Shmita is our test of faith
At the height of the ongoing controversy over shmita observance, an editorial appeared in this paper (”Shmita pragmatism,” Sept. 18) celebrating the heter mechira as the essential manifestation “of the religious Zionist ethos.” The editorial described the heter mechira as a “circumvention” of “the ancient shmita limitations” using “pro forma bills of sale [whereby] farmers ostensibly turn over their land to non-Jews for the duration of the sabbatical [year].”
To call the heter mechira the essential manifestation of the national-religious ethos constitutes a huge slander against that community. It attributes to religious Zionism an attitude toward Halacha more generally associated with the Conservative movement: Halacha must be brought up to date, and is infinitely malleable in light of new “realities” and the emerging zeitgeist.
Shmita is no more difficult to observe today than in biblical times, when the entire society was agrarian and there was no possibility of importing food.
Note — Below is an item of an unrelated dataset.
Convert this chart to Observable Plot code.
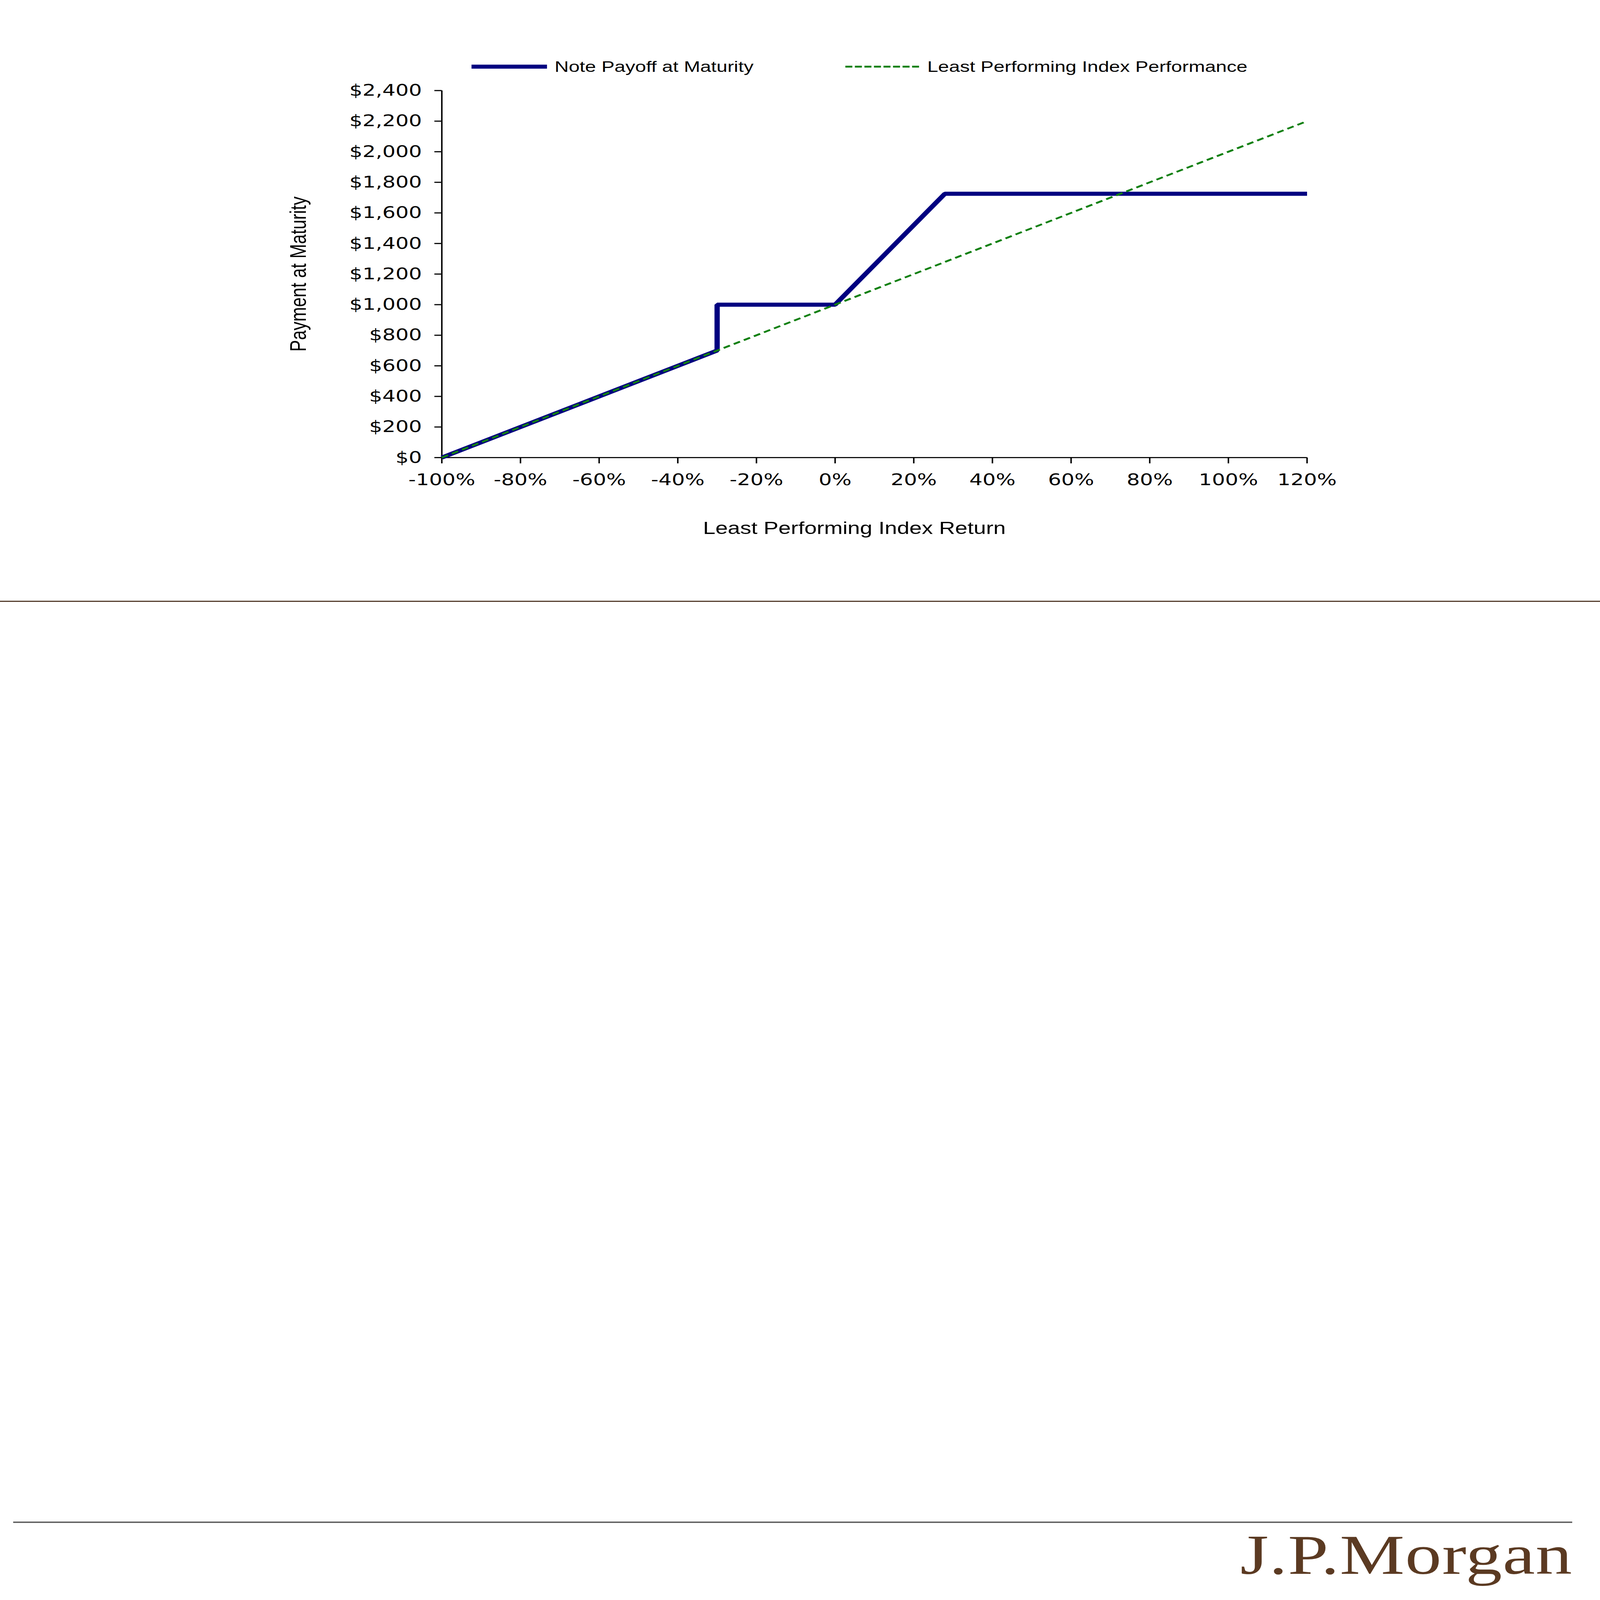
<!DOCTYPE html>
<html>
<head>
<meta charset="utf-8">
<script src="https://cdn.jsdelivr.net/npm/d3@7"></script>
<script src="https://cdn.jsdelivr.net/npm/@observablehq/plot@0.6"></script>
<style>
  html, body { margin: 0; padding: 0; background: #fff; overflow: hidden; }
  #page { position: relative; width: 5470px; height: 7058px; overflow: hidden; background: #fff; transform-origin: 0 0; }
  #page > svg { display: block; }
  .abs { position: absolute; }
</style>
</head>
<body>
<div id="page"></div>
<script>
// ---- data ----
const noteReturn  = [-100, -30, -30, 0, 27.9, 120];   // least performing index return (%)
const notePayoff  = [0, 700, 1000, 1000, 1725, 1725]; // note payoff at maturity ($)
const indexReturn = [-100, 120];                      // %
const indexPerf   = [0, 2200];                        // $
const xTicks = [-100, -80, -60, -40, -20, 0, 20, 40, 60, 80, 100, 120];
const yTicks = [0, 200, 400, 600, 800, 1000, 1200, 1400, 1600, 1800, 2000, 2200, 2400];
const seriesNames = ["Note Payoff at Maturity", "Least Performing Index Performance"];
const xTitle = "Least Performing Index Return";
const yTitle = "Payment at Maturity";
const logoText = "J.P.Morgan";

const BLUE = "#000080", GREEN = "#118011";
const W = 5470, H = 7058;
const pageEl = document.getElementById("page");
const page = d3.select(pageEl);

// The browser window may be smaller than the requested page: fit the page to it.
const sx = Math.min(1, window.innerWidth / W), sy = Math.min(1, window.innerHeight / H);
pageEl.style.transform = `scale(${sx}, ${sy})`;

// ---- legend (above the plot) ----
const leg = page.append("svg").attr("width", W).attr("height", 360);
leg.append("line").attr("x1", 1612).attr("x2", 1870).attr("y1", 294).attr("y2", 294)
  .attr("stroke", BLUE).attr("stroke-width", 18);
leg.append("text").attr("x", 1896).attr("y", 317).text(seriesNames[0])
  .attr("font-family", "Liberation Sans").attr("font-size", 67).attr("fill", "#000");
leg.append("line").attr("x1", 2890).attr("x2", 3142).attr("y1", 294).attr("y2", 294)
  .attr("stroke", GREEN).attr("stroke-width", 8).attr("stroke-dasharray", "24 8.6");
leg.append("text").attr("x", 3170).attr("y", 317).text(seriesNames[1])
  .attr("font-family", "Liberation Sans").attr("font-size", 67).attr("fill", "#000");

// ---- plot ----
const noteRows = noteReturn.map((r, i) => ({r, p: notePayoff[i]}));
const idxRows = indexReturn.map((r, i) => ({r, p: indexPerf[i]}));

const chart = Plot.plot({
  width: W,
  height: 1840,
  marginLeft: 1510,
  marginRight: 1002,
  marginTop: 39,
  marginBottom: 182,
  style: {fontFamily: "DejaVu Sans", fontSize: "71px", color: "#000", background: "transparent", overflow: "visible"},
  x: {domain: [-100, 120]},
  y: {domain: [0, 2400]},
  marks: [
    Plot.axisX({ticks: xTicks, tickFormat: d => `${d}%`, tickSize: 26, tickPadding: 46,
      strokeWidth: 5, label: null, fontSize: 71}),
    Plot.axisY({ticks: yTicks, tickFormat: d => "$" + d3.format(",")(d), tickSize: 25, tickPadding: 43,
      strokeWidth: 5, label: null, fontSize: 71}),
    Plot.axisY({ticks: [], label: yTitle, labelAnchor: "center", labelOffset: 520, labelArrow: "none",
      fontFamily: "Liberation Sans", fontSize: 77}),
    Plot.ruleX([-100], {y1: 0, y2: 2400, stroke: "#000", strokeWidth: 5}),
    Plot.ruleY([0], {x1: -100, x2: 120, stroke: "#000", strokeWidth: 5}),
    Plot.line(noteRows, {x: "r", y: "p", stroke: BLUE, strokeWidth: 18,
      strokeLinejoin: "miter", strokeLinecap: "butt"}),
    Plot.line(idxRows, {x: "r", y: "p", stroke: GREEN, strokeWidth: 8,
      strokeDasharray: "24 14.5", strokeLinecap: "butt"})
  ]
});
pageEl.appendChild(chart);

// ---- x title (below the plot) ----
const xt = page.append("svg").attr("width", W).attr("height", 250);
xt.append("text").attr("x", 2921).attr("y", 156).attr("text-anchor", "middle").text(xTitle)
  .attr("font-family", "Liberation Sans").attr("font-size", 76).attr("fill", "#000");

// ---- page furniture ----
page.append("div").attr("class", "abs")
  .style("left", "0px").style("top", "2650px").style("width", W + "px").style("height", "5px")
  .style("background", "#4e3423");
page.append("div").attr("class", "abs")
  .style("left", "45px").style("top", "6712px").style("width", "5330px").style("height", "6px")
  .style("background", "#595959");
const logo = page.append("svg").attr("class", "abs")
  .style("left", "4200px").style("top", "6740px").attr("width", 1240).attr("height", 285);
logo.append("text").attr("x", 40).attr("y", 203).text(logoText)
  .attr("font-family", "Liberation Serif").attr("font-size", 249).attr("letter-spacing", 2)
  .attr("fill", "#5b3a22");
</script>
</body>
</html>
Then too observance of the sabbatical year was a tremendous test of faith, as the Torah explicitly recognizes: “If you will say, ‘What will we eat in the seventh year’ - behold we will not sow and not gather in our crops?” (Leviticus 25:20).
A proper modern approach to shmita observance would seek new agricultural techniques that do not run afoul of the Torah’s requirement that the land lie fallow. And some leading figures in the national-religious world have indeed devoted themselves to that quest.